А в 1959 году штат положил конец существованию школы в Монете. Населения в городе становилось все меньше, и штат не мог больше нести такие расходы. Монета всегда была центром притяжения для окрестных фермеров, но сельское хозяйство менялось. В начале 1950-х годов первое поколение гигантских комбайнов и сноповязалок позволяло фермерам вспахивать и засевать большие пространства земли. Некоторые фермеры обзавелись новыми машинами, затем прикупили земли соседей и удвоили выход продукции, а затем пустили в ход эти деньги, чтобы купить еще земли у соседей. Сельские семьи стали исчезать, перебираясь в такие городки, как Спенсер, и вместе с ними исчезали фермерские дома, семейные садики и ряды деревьев, которые первопоселенцы высаживали, чтобы защитить дома от летнего солнца и зимних ветров. Деревья были огромные, пяти футов в обхвате и ста лет от роду. Когда на этих землях стали появляться крупные фермы, владельцы бульдозерами снесли все: деревья, здания, — словом, все, сгребли в кучи и сожгли до основания.

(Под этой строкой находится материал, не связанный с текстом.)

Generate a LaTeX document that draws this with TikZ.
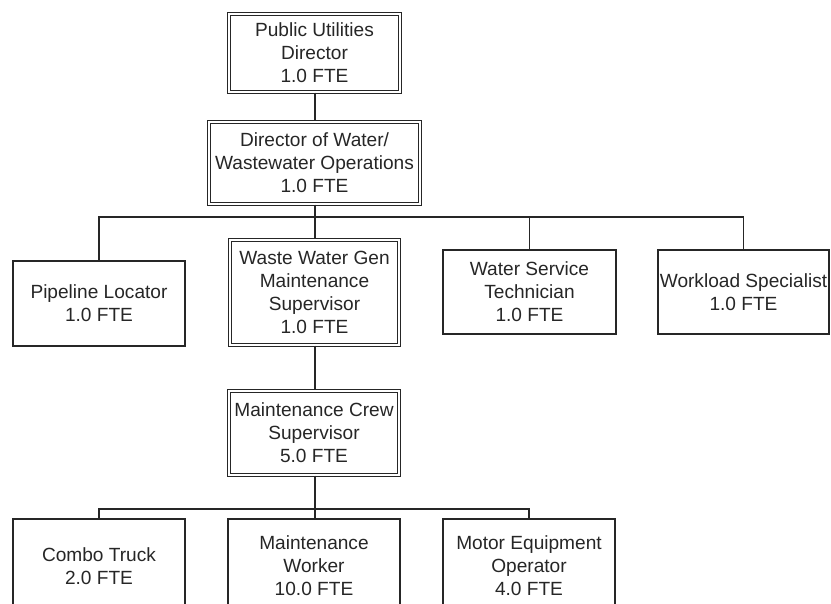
\documentclass[tikz,border=0pt]{standalone}
\usepackage{fontspec}
\setmainfont{Liberation Sans}
\definecolor{ink}{HTML}{262626}
\begin{document}
\begin{tikzpicture}[x=1pt,y=-1pt,
  box/.style={draw=ink, line width=1.2pt, text=ink, align=center, inner sep=0pt,
              text depth=0pt, font=\fontsize{19.1pt}{23pt}\selectfont},
  dbox/.style={box, double=white, double distance=2.6pt, line width=1.1pt},
  link/.style={draw=ink, line width=1.2pt}]
\useasboundingbox (0,0) rectangle (831,604);
\clip (0,0) rectangle (831,604);

% top of the chart
\node[dbox, minimum width=171, minimum height=78] (pud) at (314.5,53)
  {Public Utilities\\Director\\1.0 FTE};
\node[dbox, minimum width=211, minimum height=82] (dwo) at (314.5,163)
  {Director of Water/\\Wastewater Operations\\1.0 FTE};

% second level
\node[box, minimum width=172, minimum height=85] (pl) at (99,303.5)
  {Pipeline Locator\\1.0 FTE};
\node[dbox, minimum width=169, minimum height=105] (wwg) at (314.5,292.5)
  {Waste Water Gen\\Maintenance\\Supervisor\\1.0 FTE};
\node[box, minimum width=173, minimum height=84] (wst) at (529.5,292)
  {Water Service\\Technician\\1.0 FTE};
\node[box, minimum width=171, minimum height=84] (wls) at (743.5,292)
  {Workload Specialist\\1.0 FTE};

% crew level
\node[dbox, minimum width=170, minimum height=84] (mcs) at (314,433)
  {Maintenance Crew\\Supervisor\\5.0 FTE};

% bottom row (runs past the lower edge)
\node[box, minimum width=172, minimum height=94] (ct) at (99,566)
  {Combo Truck\\2.0 FTE};
\node[box, minimum width=172, minimum height=94] (mw) at (314,566)
  {Maintenance\\Worker\\10.0 FTE};
\node[box, minimum width=172, minimum height=94] (meo) at (529,566)
  {Motor Equipment\\Operator\\4.0 FTE};

% bus lines
\coordinate (busA) at (315,217);
\coordinate (busB) at (315,509);

% connectors
\draw[link] (pud.south -| busA) -- (dwo.north -| busA);
\draw[link] (dwo.south -| busA) -- (busA);
\draw[link] (pl.north) |- (busA) -| (wls.north);
\draw[link] (busA) -- (wwg.north -| busA);
\draw[link] (wst.north) -- (wst.north |- busA);
\draw[link] (wwg.south -| busA) -- (mcs.north -| busA);
\draw[link] (mcs.south -| busB) -- (busB);
\draw[link] (ct.north) |- (busB) -| (meo.north);
\draw[link] (busB) -- (mw.north -| busB);
\end{tikzpicture}
\end{document}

Зачем держать дом, в котором никто не живет, когда на его месте можно разбить поле? Земля вернулась, но не к природе. Она пошла под кукурузу.

На старых семейных фермах растили скот. Разбивали сады. Зерно выращивали на отдельных небольших полях. На больших новых фермах была только кукуруза и сопутствующая ей соя. Каждый год Айова выращивала все больше кукурузы, но нам доставалось ее все меньше и меньше, по крайней мере початков. Большинство шло на корм скоту. Какую-то часть стали перерабатывать в этанол. Остальная собранная кукуруза шла в дело. Вы когда-нибудь интересовались, откуда берется природный полисахарид ксантан в жевательных резинках? Это переработанная кукуруза, как почти все, что входит в длинный список непонятных ингредиентов на коробках с вашей едой. Семьдесят процентов диеты среднего американца — семьдесят процентов! — берет свое начало в кукурузе.

Но жизнь в фермерской стране была нелегкой. Несколько больших ферм все же могли составить себе состояние, но большинству фермеров и людей, которые от них зависели, — работникам, коммивояжерам, заготовителям, местным торговцам, — деньги доставались нелегко, работа была тяжелой, и часто с проблемами не удавалось справиться. То идет дождь, то приходит засуха; то слишком жарко, то слишком холодно, а если цены падают, когда ты поставляешь свой товар на рынок, то ты ничего не можешь сделать. Жизнь на ферме перестала быть такой, как когда-то: сорок акров и мул. Фермерам потребовались большие машины, чтобы обрабатывать обширные поля, и им приходилось платить за них по пятьсот тысяч долларов, а то и больше. Семенное зерно, удобрения, расходы на жизнь — и фермерский долг легко может подскочить до миллиона. Если фермер со временем спотыкается или падает, то зачастую большинство уже не может подняться.